• **YOUR TASK**
Would you repeat the listing exactly but omit every picture?

• **SOURCE EXCERPT**
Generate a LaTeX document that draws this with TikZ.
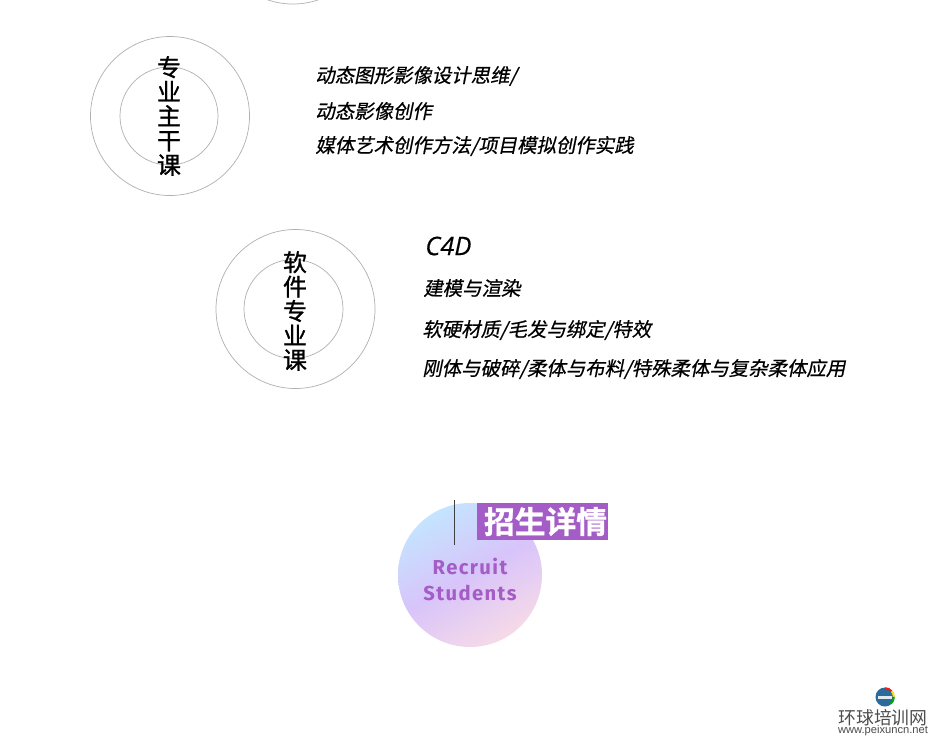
\documentclass[tikz,border=0pt]{standalone}
\usepackage{fontspec}
\setmainfont{Liberation Sans}
\newfontfamily\cjk[FakeBold=1]{Noto Sans CJK SC}
\newfontfamily\cjkthin{Noto Sans CJK SC}
\newfontfamily\cjkit[FakeSlant=0.2,FakeBold=0.6]{Noto Sans CJK SC}
\newfontfamily\cjkbf[FakeBold=1]{Noto Sans CJK SC Bold}
\newfontfamily\fira[LetterSpace=7]{Fira Sans}
\newfontfamily\opensans[FakeBold=0.4]{Open Sans}
\definecolor{ringgray}{HTML}{B0B0B0}
\definecolor{recruitpurple}{HTML}{A45CC6}
\definecolor{badgeblue}{HTML}{C4E4FF}
\definecolor{badgeviolet}{HTML}{D8C4FA}
\definecolor{badgepink}{HTML}{F6DAE8}
\definecolor{logoblue}{HTML}{2C6A9C}
\tikzset{
	ringline/.style={draw=ringgray,line width=0.4pt},
	stacktext/.style={align=center,font=\cjk\fontsize{13.6}{13.9}\selectfont,inner sep=0pt},
	coursetext/.style={anchor=west,font=\cjkit\fontsize{11.05}{12}\selectfont,inner sep=0pt},
}
\begin{document}
\begin{tikzpicture}[x=0.02cm,y=-0.02cm]
	\useasboundingbox (0,0) rectangle (938,748);
	\fill[white] (0,0) rectangle (938,748);
	% circles
	\begin{scope}
		\clip (0,0) rectangle (938,748);
		\draw[ringline] (293,-75) circle (79);
	\end{scope}
	\draw[ringline] (170,116) circle (79.5);
	\draw[ringline] (169,116) circle (49);
	\draw[ringline] (295.5,309) circle (79.5);
	\draw[ringline] (293.5,309) circle (49.5);
	\node[stacktext] (mainlabel) at (169,116) {专\\业\\主\\干\\课};
	\node[stacktext] (softlabel) at (295,311) {软\\件\\专\\业\\课};
	% course lists
	\node[coursetext] (mainone) at (315,76) {动态图形影像设计思维/};
	\node[coursetext] (maintwo) at (315,111) {动态影像创作};
	\node[coursetext] (mainthree) at (315,146) {媒体艺术创作方法/项目模拟创作实践};
	\node[coursetext,font=\opensans\itshape\fontsize{14.5}{15}\selectfont] (cfour) at (425,246) {C4D};
	\node[coursetext] (softone) at (423,288) {建模与渲染};
	\node[coursetext] (softtwo) at (422,330) {软硬材质/毛发与绑定/特效};
	\node[coursetext] (softthree) at (422,369) {刚体与破碎/柔体与布料/特殊柔体与复杂柔体应用};
	% recruit badge
	\begin{scope}
		\clip (470,575) circle (72);
		\shade[top color=badgeblue,bottom color=badgepink,middle color=badgeviolet,shading angle=30] (398,503) rectangle (542,647);
	\end{scope}
	\draw[line width=1.1pt,black!75] (454.5,500) -- (454.5,545);
	\node[fill=recruitpurple,minimum width=131*0.02cm,minimum height=37*0.02cm,inner sep=0pt] (recruittitle) at (542.5,521.5) {};
	\node[text=white,inner sep=0pt,font=\cjkbf\fontsize{17.5}{18}\selectfont] (recruitword) at (545.5,521.5) {招生详情};
	\node[align=center,text=recruitpurple,inner sep=0pt,font=\fira\bfseries\fontsize{11.5}{14.8}\selectfont] (recruitname) at (470,579) {Recruit\\Students};
	% watermark
	\fill[logoblue] (885,697) circle (9.5);
	\draw[line width=1.1pt,red!80!orange] (885,697) ++(270:8.8) arc (270:320:8.8);
	\draw[line width=1.1pt,yellow!85!orange] (885,697) ++(320:8.8) arc (320:360:8.8);
	\draw[line width=1.1pt,green!65!black] (885,697) ++(0:8.8) arc (0:50:8.8);
	\fill[white!85!logoblue] (878,695.5) rectangle (892,698.5);
	\node[inner sep=0pt,text=black!70,font=\cjkthin\fontsize{10.15}{10}\selectfont] (marktitle) at (883,718) {环球培训网};
	\node[inner sep=0pt,text=black!70,font=\fontsize{6.35}{8}\selectfont] (markurl) at (883,731) {www.peixuncn.net};
\end{tikzpicture}
\end{document}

• **ANSWER TO THIS TASK**
Generate a LaTeX document that draws this with TikZ.
\documentclass[tikz,border=0pt]{standalone}
\usepackage{fontspec}
\setmainfont{Liberation Sans}
\newfontfamily\cjk[FakeBold=1]{Noto Sans CJK SC}
\newfontfamily\cjkthin{Noto Sans CJK SC}
\newfontfamily\cjkit[FakeSlant=0.2,FakeBold=0.6]{Noto Sans CJK SC}
\newfontfamily\cjkbf[FakeBold=1]{Noto Sans CJK SC Bold}
\newfontfamily\fira[LetterSpace=7]{Fira Sans}
\newfontfamily\opensans[FakeBold=0.4]{Open Sans}
\definecolor{ringgray}{HTML}{B0B0B0}
\definecolor{recruitpurple}{HTML}{A45CC6}
\definecolor{badgeblue}{HTML}{C4E4FF}
\definecolor{badgeviolet}{HTML}{D8C4FA}
\definecolor{badgepink}{HTML}{F6DAE8}
\definecolor{logoblue}{HTML}{2C6A9C}
\tikzset{
	ringline/.style={draw=ringgray,line width=0.4pt},
	stacktext/.style={align=center,font=\cjk\fontsize{13.6}{13.9}\selectfont,inner sep=0pt},
	coursetext/.style={anchor=west,font=\cjkit\fontsize{11.05}{12}\selectfont,inner sep=0pt},
}
\begin{document}
\begin{tikzpicture}[x=0.02cm,y=-0.02cm]
	\useasboundingbox (0,0) rectangle (938,748);
	\fill[white] (0,0) rectangle (938,748);
	% circles
	\begin{scope}
		\clip (0,0) rectangle (938,748);
		\draw[ringline] (293,-75) circle (79);
	\end{scope}
	\draw[ringline] (170,116) circle (79.5);
	\draw[ringline] (169,116) circle (49);
	\draw[ringline] (295.5,309) circle (79.5);
	\draw[ringline] (293.5,309) circle (49.5);
	\node[stacktext] (mainlabel) at (169,116) {专\\业\\主\\干\\课};
	\node[stacktext] (softlabel) at (295,311) {软\\件\\专\\业\\课};
	% course lists
	\node[coursetext] (mainone) at (315,76) {动态图形影像设计思维/};
	\node[coursetext] (maintwo) at (315,111) {动态影像创作};
	\node[coursetext] (mainthree) at (315,146) {媒体艺术创作方法/项目模拟创作实践};
	\node[coursetext,font=\opensans\itshape\fontsize{14.5}{15}\selectfont] (cfour) at (425,246) {C4D};
	\node[coursetext] (softone) at (423,288) {建模与渲染};
	\node[coursetext] (softtwo) at (422,330) {软硬材质/毛发与绑定/特效};
	\node[coursetext] (softthree) at (422,369) {刚体与破碎/柔体与布料/特殊柔体与复杂柔体应用};
	% recruit badge
	\begin{scope}
		\clip (470,575) circle (72);
		\shade[top color=badgeblue,bottom color=badgepink,middle color=badgeviolet,shading angle=30] (398,503) rectangle (542,647);
	\end{scope}
	\draw[line width=1.1pt,black!75] (454.5,500) -- (454.5,545);
	\node[fill=recruitpurple,minimum width=131*0.02cm,minimum height=37*0.02cm,inner sep=0pt] (recruittitle) at (542.5,521.5) {};
	\node[text=white,inner sep=0pt,font=\cjkbf\fontsize{17.5}{18}\selectfont] (recruitword) at (545.5,521.5) {招生详情};
	\node[align=center,text=recruitpurple,inner sep=0pt,font=\fira\bfseries\fontsize{11.5}{14.8}\selectfont] (recruitname) at (470,579) {Recruit\\Students};
	% watermark
	\fill[logoblue] (885,697) circle (9.5);
	\draw[line width=1.1pt,red!80!orange] (885,697) ++(270:8.8) arc (270:320:8.8);
	\draw[line width=1.1pt,yellow!85!orange] (885,697) ++(320:8.8) arc (320:360:8.8);
	\draw[line width=1.1pt,green!65!black] (885,697) ++(0:8.8) arc (0:50:8.8);
	\fill[white!85!logoblue] (878,695.5) rectangle (892,698.5);
	\node[inner sep=0pt,text=black!70,font=\cjkthin\fontsize{10.15}{10}\selectfont] (marktitle) at (883,718) {环球培训网};
	\node[inner sep=0pt,text=black!70,font=\fontsize{6.35}{8}\selectfont] (markurl) at (883,731) {www.peixuncn.net};
\end{tikzpicture}
\end{document}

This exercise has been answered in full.